Martin Degeling from Stiftung Neue Verantwortung – a German non-profit think tank based in Berlin – is investigating the platform. He has used automated bots to collect data from around 220.000 TikTok videos. We did a little interview about his latest TikTok research:
Could you please introduce yourself in 2-3 sentences?
I'm a computer scientist and researcher at Stiftung Neue Verantwortung, a non-profit think tank working on current political and societal challenges posed by new technologies. My current project focuses on audits for recommendation systems of social media platforms/providers as they have been outlined, but not specified, in the EU digital services act.
Which research questions did you have when investigating TikTok?
While our goal is to develop generalized guidelines for auditing platforms that heavily rely on recommenders, TikTok is our first test case. We wanted to understand what drives the recommender, what content is shown, and how user interactions influence it. So we started with an automated bot that watched or skipped videos to see what came next and captured all the available metadata.
What did you find out?
We are still in the process of analyzing the data but have spent most of the time looking at topics (in the form of hashtag clouds) presented on the ForYou page of new users. In general, the data supports that TikTok is, first and foremost, an entertainment platform. It recommends overwhelmingly "funny" or "satisfying" videos to new users. And: Things get old pretty quickly. We did not see content older than three months offered to first-time visitors.
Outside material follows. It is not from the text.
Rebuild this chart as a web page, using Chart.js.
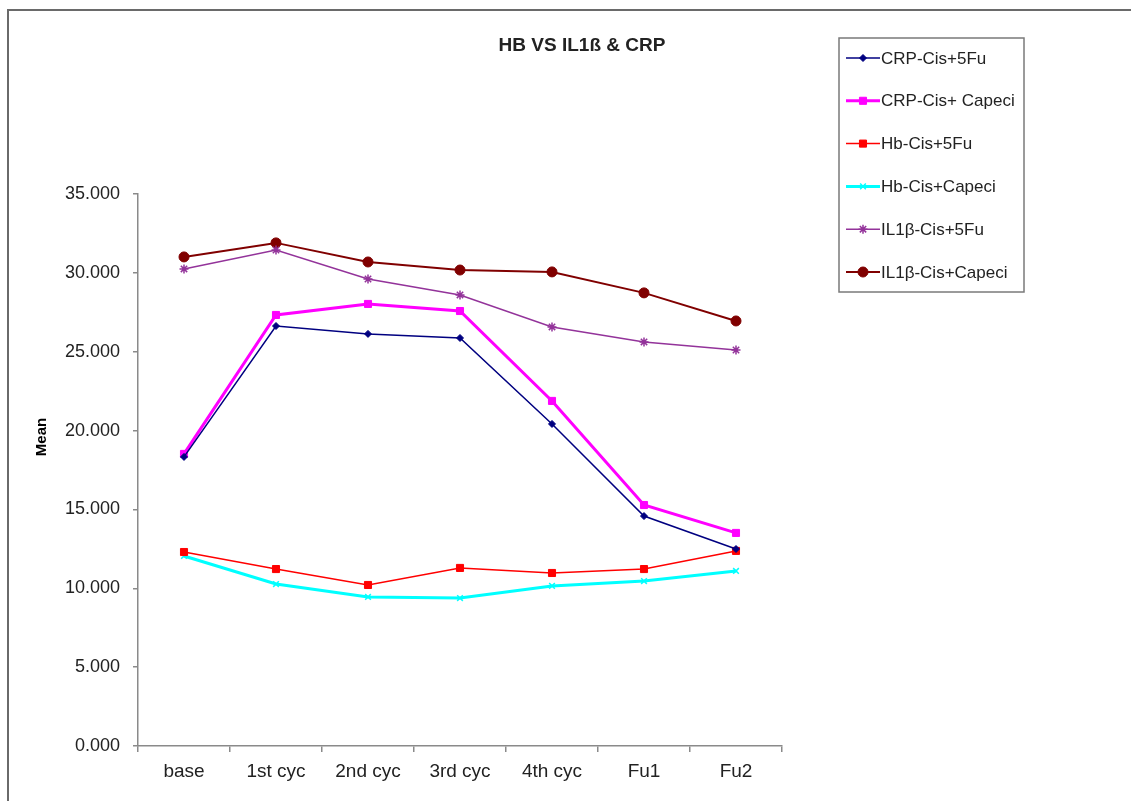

What surprised you the most?
While we observed the German TikTok site, we still found a lot of international content from around the globe that gets featured; this is unique. While I was impressed by the diversity of *who* is shown, *what* is shown often remains within stereotypical boundaries. For example, one large sub-cluster of the funny videos is related to "#coupleshumor," featuring rather old-school heterosexual stereotypes of men and women.
From a data science perspective, it is also interesting to see how the system of "hashtags" evolves on TikTok. While nearly everybody uses some form of "#fyp" - rendering it useless, there are also 18% of videos that do not use hashtags at all, and still get featured.
Could you describe your next steps please?
We are extending our analysis and trying to understand how the recommender works. We want to understand if certain risks, like rabbit holes (still) exist, but also how persistent they are. Although it is often assumed that there is a *tok for every topic. While it is pretty easy to, e.g., end up watching an endless stream of depressing quotes, we can't confirm this for every right now. We are not sure, yet, whether there just not enough content for some topics, or the recommender does not allow us to enter some “rabbit holes.”
Could you shortly explain what your data viz shows and how to use it.
The visualization (created with Gephi) shows the co-occurrences of hashtags for about 220.000 videos we scrolled between June and August on the German TikTok website. The larger the circle (representing a hashtag), the more often it appeared in the data set. When you click a circle, it highlights those connected, meaning that appeared together in a video description. The thickness of the line connecting two circles indicates how often they showed up together. We removed several hashtags that rendered the graphic unusable because they were over-represented and did tell us nothing about the content, e.g., variants of "fyp", "fürdichseite" or"capcut".
Me Me Me
🔦 If you happen to understand german i recommend a big media package from german public broadcast content network funk. They produced a TikTok special called DarkTok with a lot of interesting stuff. A talk show with among others Jeremy Fragrance, a deep dive into the drug scene on TikTok (YouTube) and everything you need to know about the AfD’s TikTok strategy (YouTube) – AfD is a right-wing populist political party in Germany. Yes, you will find my pretty face talking to camera about that.
👔 I talked to LA Times about politicians on TikTok and the midterm elections. By chance i came up with a new word. It is called ✨ meta cringe moments ✨. They happen pretty often on the platform when something is so cringe that it actually turns into something pretty cool or at least interesting.
🌽 Audio-Memes are a thing. The New York Times wrote about it. And then It’s corn happened. I talked to Deutschlandfunk Kultur about meme songs, suitable sounds and the entire phenomenon.
🇺🇦 Anton Gerashchenko, advisor to the Minister of Internal Affairs of Ukraine is sharing TikTok videos that are supposingly showing ukrainian soldiers at the front (playing the violin or singing birthday songs to kids in order to proof the peaceful and honorable faces of defenders). A great reminder that WarTok is still a thing. Public broadcaster MDR reports “Von TikTok zu WarTok” – including some quotes chez moi.
🤳And then there was a six page report in german magazine Focus on Weltmacht TikTok (World Power TikTok) with some quotes and i am happy to send you the PDF i got if you want. Enough of me now.